New proof about “sounding smart”

Every time a lawyer communications, that lawyer must choose not only what to say but how to say it—in person, phone, e-mail, or something else.

Speaking and listening obviously take longer and may seem inefficient. Writing (such as e-mail) can reach a group of people instantly and allow them to access the information at a convenient time, also creating a record all parties can use and refer to later.

Courtesy Flickr/Horia Varlan/CC by 2.0
Courtesy Flickr/Horia Varlan/CC by 2.0

But e-mail just isn’t as accurate at conveying meaning.* Anyone who has had an e-mail misunderstanding has experienced what the academic research shows:

Because of the paralinguistic cues in voice, such as intonation, cadence, and amplitude, observers who hear communicators guess their actual thoughts and feelings more accurately than observers who read the exact same words in text.

This is just the background in a new study conducted by Professor Juliana Schroeder and Nicholas Epley at the Booth School of Business (University of Chicago) (sub req’d for link). There’s actually another surprising disadvantage of writing, compared with speaking the same material to a listener.

In that study, MBA students prepared pitches on why they should be hired, and then delivered them either orally or in writing. The results were pronounced:

[E]valuators rated a candidate as more competent, thoughtful, and intelligent when they heard a pitch rather than read it and, as a result, had a more favorable impression of the candidate and were more interested in hiring the candidate.

Why is this? It has to do with cues provided by the voice, and heard by the listener—cues that are lacking in writing. The study summed up the effect:

The words that come out of a person’s mouth convey the presence of a thoughtful mind more clearly than the words typed by a person’s hands—even when those words are identical. Across five experiments, evaluators who listened to job pitches were consistently more interested in hiring the candidates than were evaluators who read identical pitches. A person’s voice communicates not only the content of his or her thinking, but also the humanlike capacity for thinking.

The effect persisted whether the written material was prepared for purposes of reading or speaking. It persisted in one form or another for “evaluators” drawn from a general audience at a Chicago museum as well as from recruiters at Fortune 500 companies. The study also asked trained actors to deliver the pitches in another sub-set of the study to glean whether professional voice skills were the deciding factor. They weren’t.

In an article on the study—”The Mouth Is Mightier than the Pen”—the New York Times pointed out that study authors did not control for the quality of the writing itself. Study author Dr. Epley told the Times he assumed the MBA students were “better-than-average” writers, given that they were enrolled at a top business school. But the study’s findings turned out to be greatly surprising to the students themselves: responses to a survey question showed they did not expect their spoken pitches to be so much more powerful in conveying intellect.

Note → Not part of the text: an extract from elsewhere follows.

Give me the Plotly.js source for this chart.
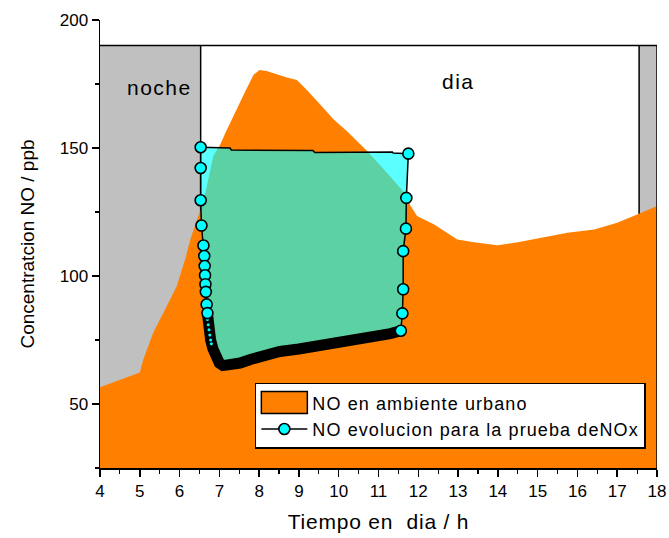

The study does not indicate it would be “impossible for a talented writer to overcome the limitations of text alone.” Rather, the study participants did not predict or expect that voice would provide such an advantage, and thus in their written pitches did not spontaneously try to overcome any deficit from that communication medium.

The study has a number of implications, for lawyers and anyone who conducts business in a variety of media—or anyone who cares about making an impression about their intellect:

[T]ext-based communications may make individuals sound less intelligent and employable than when the same information is communicated orally. The findings imply that old-fashioned phone conversations or in-person visits may be more effective when trying to impress a prospective employer or, perhaps, close a deal.

* Among e-mail’s other well-documented disadvantages such as creating a sort of tyranny of distraction.